Opinion: We saw the worst of Dutton as leader and only a fleeting glimpse of a potential PM

By Mark Kenny
A version of this article was originally published by The Canberra Times.
If the Peter Dutton who showed up on election night had turned up consistently over the last three years, he would have had a decent chance of becoming prime minister.
Instead, Dutton has been ejected from Parliament and Australia's most successful party has experienced an electoral catastrophe, retaining fewer than 50 seats in the lower house.
A dozen years ago, Tony Abbott stormed into office with 90.
In defeat, Dutton's generous and dignified concession revealed a side of him kept tightly hidden - institutional Dutton, constructive Dutton, kind-hearted Dutton, and what we might call strong-vulnerable Dutton.
The abruptly privatised former public figure who fronted shattered Liberal volunteers on election night, was a model of pluralist grace and civility.
Importantly, he shirked nothing. Barely three hours into the election count, Dutton exemplified the quintessence of Australian democratic best practice - reinforcing the primacy of reading the people's verdict clearly and validating it swiftly.

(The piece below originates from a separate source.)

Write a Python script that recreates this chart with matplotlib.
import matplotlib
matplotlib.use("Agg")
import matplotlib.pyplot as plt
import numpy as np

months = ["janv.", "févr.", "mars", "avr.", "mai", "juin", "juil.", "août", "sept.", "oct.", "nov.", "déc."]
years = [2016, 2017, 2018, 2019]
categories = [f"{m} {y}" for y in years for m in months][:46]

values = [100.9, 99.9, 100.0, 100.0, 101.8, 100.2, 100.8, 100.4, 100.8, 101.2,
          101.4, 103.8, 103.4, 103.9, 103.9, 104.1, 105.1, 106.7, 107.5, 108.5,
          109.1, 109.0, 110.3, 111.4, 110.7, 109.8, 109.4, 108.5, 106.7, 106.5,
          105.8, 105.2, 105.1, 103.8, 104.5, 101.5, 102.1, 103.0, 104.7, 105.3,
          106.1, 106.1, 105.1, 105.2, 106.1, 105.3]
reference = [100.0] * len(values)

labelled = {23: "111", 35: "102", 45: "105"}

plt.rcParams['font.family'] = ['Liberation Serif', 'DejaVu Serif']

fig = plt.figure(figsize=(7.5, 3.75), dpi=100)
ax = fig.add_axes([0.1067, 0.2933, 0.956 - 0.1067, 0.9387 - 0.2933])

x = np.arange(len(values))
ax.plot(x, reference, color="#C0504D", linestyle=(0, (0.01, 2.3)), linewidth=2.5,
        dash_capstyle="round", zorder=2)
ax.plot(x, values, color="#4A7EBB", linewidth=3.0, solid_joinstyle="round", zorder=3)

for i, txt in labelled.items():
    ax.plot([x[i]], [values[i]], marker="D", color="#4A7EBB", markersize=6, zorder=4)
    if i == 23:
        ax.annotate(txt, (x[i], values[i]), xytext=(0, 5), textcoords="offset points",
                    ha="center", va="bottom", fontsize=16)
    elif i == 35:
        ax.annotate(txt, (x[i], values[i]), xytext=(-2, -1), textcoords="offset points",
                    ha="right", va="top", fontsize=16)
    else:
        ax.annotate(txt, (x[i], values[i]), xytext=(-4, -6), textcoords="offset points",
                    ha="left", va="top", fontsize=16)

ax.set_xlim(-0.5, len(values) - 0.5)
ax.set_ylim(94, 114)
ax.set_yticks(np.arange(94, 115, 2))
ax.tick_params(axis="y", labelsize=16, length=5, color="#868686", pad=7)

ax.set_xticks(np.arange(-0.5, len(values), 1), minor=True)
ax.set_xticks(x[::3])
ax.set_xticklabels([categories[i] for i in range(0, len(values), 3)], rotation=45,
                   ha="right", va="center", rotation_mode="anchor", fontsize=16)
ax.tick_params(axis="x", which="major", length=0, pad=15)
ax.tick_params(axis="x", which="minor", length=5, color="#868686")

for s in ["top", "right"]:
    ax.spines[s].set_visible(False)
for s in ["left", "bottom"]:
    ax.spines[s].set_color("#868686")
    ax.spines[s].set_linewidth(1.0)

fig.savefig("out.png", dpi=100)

Free-and-fair elections, no quibbling.
At a personal level, that cannot have been easy given the thrashing his party received nationally and which extended, humiliatingly, to blunt rejection by his own constituents of Dickson.
"I said to the Prime Minister that his mum would be incredibly proud of his achievement tonight, and he should be very proud of what he's achieved," Dutton told the party faithful in Brisbane after calling Anthony Albanese.

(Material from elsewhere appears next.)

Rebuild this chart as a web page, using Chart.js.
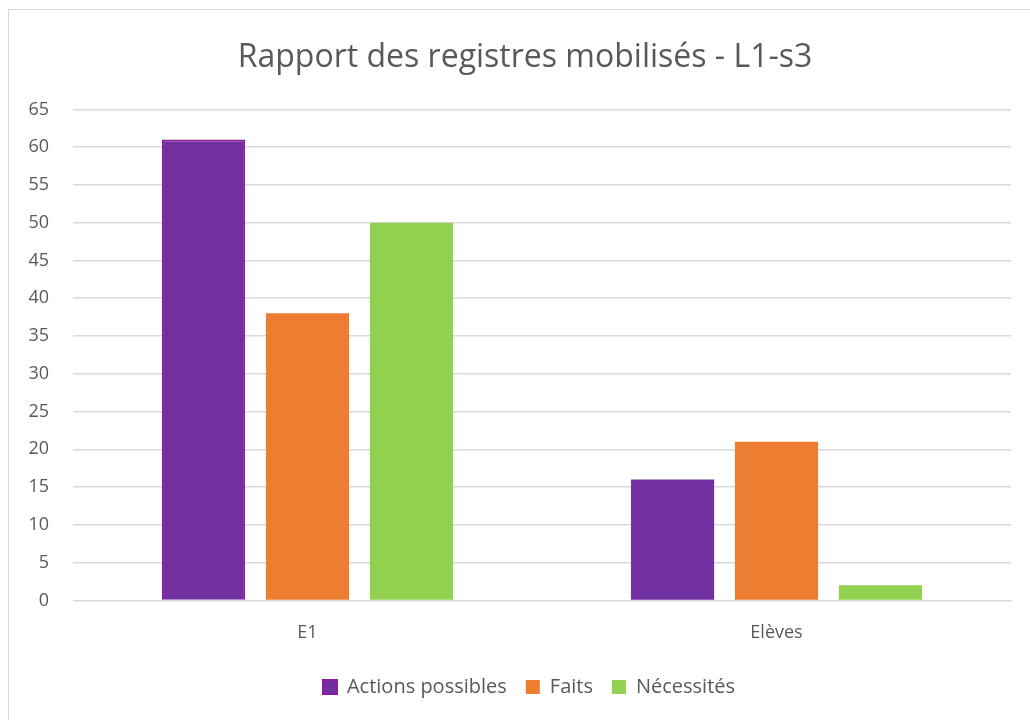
<!DOCTYPE html>
<html lang="fr">
<head>
  <meta charset="UTF-8" />
  <title>Rapport des registres mobilisés - L1-s3</title>
  <script src="https://cdn.jsdelivr.net/npm/chart.js"></script>
  <style>
    * { box-sizing: border-box; }
    body { margin: 0; background: #fff; overflow: hidden; }
    .frame {
      position: absolute;
      left: 8px; top: 9px;
      width: 1040px; height: 730px;
      border: 1px solid #d9d9d9;
      background: #fff;
    }
    #chart { display: block; }
  </style>
</head>
<body>
  <div class="frame">
    <canvas id="chart" width="1022" height="711"></canvas>
  </div>

  <script>
    const categories = ['E1', 'Elèves'];
    const actionsPossibles = [61, 16];
    const faits = [38, 21];
    const necessites = [50, 2];

    const grey = '#595959';
    const font = "'Open Sans', sans-serif";

    // title and legend sit a little right of the plot's centre
    const nudgeBlocks = {
      id: 'nudgeBlocks',
      afterLayout(chart) {
        const shift = (box, dx) => { box.left += dx; box.right += dx; };
        shift(chart.titleBlock, 8);
        shift(chart.legend, 12);
      }
    };

    new Chart(document.getElementById('chart'), {
      type: 'bar',
      data: {
        labels: categories,
        datasets: [
          {
            label: 'Actions possibles',
            data: actionsPossibles,
            backgroundColor: '#7030A0',
            borderColor: ['#8E1B9E', '#7030A0'],
            borderWidth: [2, 0]
          },
          { label: 'Faits', data: faits, backgroundColor: '#ED7D31', borderWidth: 0 },
          { label: 'Nécessités', data: necessites, backgroundColor: '#92D050', borderWidth: 0 }
        ]
      },
      options: {
        responsive: false,
        animation: false,
        categoryPercentage: 0.665,
        barPercentage: 0.8,
        layout: { padding: { left: 14, right: 20, top: 0, bottom: 14 } },
        plugins: {
          title: {
            display: true,
            text: 'Rapport des registres mobilisés - L1-s3',
            color: grey,
            font: { family: font, size: 32, weight: 'normal' },
            padding: { top: 29, bottom: 32 }
          },
          legend: {
            position: 'bottom',
            labels: {
              color: grey,
              font: { family: font, size: 20 },
              boxWidth: 14,
              boxHeight: 14,
              padding: 19
            }
          },
          tooltip: { enabled: false }
        },
        scales: {
          x: {
            grid: { display: false },
            border: { color: '#d9d9d9' },
            ticks: { color: grey, font: { family: font, size: 18 }, padding: 14 }
          },
          y: {
            min: 0,
            max: 65,
            // fixed axis width keeps the plot starting at the same x
            afterFit: (axis) => { axis.width = 50; },
            ticks: { stepSize: 5, color: grey, font: { family: font, size: 18 }, padding: 24 },
            grid: { color: '#d9d9d9', lineWidth: 1.5, drawTicks: false },
            border: { display: false }
          }
        }
      },
      plugins: [nudgeBlocks]
    });
  </script>
</body>
</html>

He offered equally warm and encouraging words for Ali France who, on her third attempt, had finally seized Dickson for Labor. The Brisbane seat had been Albanese's very first stop on day one of a well-executed campaign.
Cynics branded that first visit and subsequent ones as a stunt but Albanese insisted he was about trying to win Queensland's most marginal opposition electorate. His attention paid off. Big time.
One couldn't help but notice in Dutton's election night demeanour the sharp contrast with the relentlessly negative figure who had ruthlessly skewered the Voice to Parliament in 2023 and then skited about it.
Nor could one miss the favourable comparison between Dutton's unhesitating acceptance of his election defeat, on the one hand, and the infantile anti-democratic tantrum unleashed by his erstwhile idol, Donald Trump in 2020.
This was all the more pertinent because Trump 2.0 (the uncut version) was on the ballot in this election too, after Dutton had first welcomed the new Trumpian milieu only to carry it like a millstone as Australian sentiment soured and Trump became a serious negative.
Voters here had noticed Dutton's use of Trump's corrosive methodologies which involved demonising sections of the electorate - inner-city elites, professionals, teal-Green-Labor cosmopolitans and journalists.
Branding the ABC and others as the "hate media" was pure Trump. Worse than pointless, it rang in Australian ears as fawningly, suspiciously American.
Ditto his railing against welcome-to-country statements at airports and public events and his deliberately one-sided campaigning on the Israel-Gaza war.
Too often, in his eagerness to enliven electoral resentments, Dutton brushed over solid reform options lunging instead for ill-conceived wedge policies like sacking public servants and ending work from home.
He even appointed a shadow minister for "government efficiency". The fingerprints of Trump's drain-the-swamp assault on DC bureaucrats were all over Dutton's anti-Canberra variant.
This was typical of the total-politics approach urged on him by right-wing media foghorns and dubious billionaires for whom everything becomes angry partisan fodder.
Headline-grabbing pledges to hit bureaucrats may have been badged as an economic reform but they owed more to Dutton's penchant for cultural combat than to frugal economic stewardship.
Small government Liberals like to say "you cannot tax your way to prosperity".
This election they might have learnt a new lesson: in Australia's system of compulsory preferential voting, you cannot divide your way to a broader electoral constituency.
Australia saw the worst of Dutton during his time as leader and only glimpsed the best of him as he left.
It is human to feel sorry for him as a person, but bear in mind also the thousands of dedicated public officials who spent the campaign wondering if their careers would be axed, their agencies dissolved, their world upended.
Where was the Coalition's sensitivity for these anonymous Australians.
Ask them if they feel better off than they did three years ago, and they're likely to say they feel better off than they did three days ago!
Like his predecessor, Dutton chose division. In so doing, he flubbed a threshold test of national leadership - the requirement to advance a manifesto for all.
If you cannot make up ground on an uncharismatic government during a cost-of-living crunch which is straining households and sending small businesses to the wall, you are either very unpopular or hopelessly unready.
Dutton's opposition turned out to be both.
Mark Kenny is the Director of the ANU Australian Studies Institute and host of the Democracy Sausage podcast.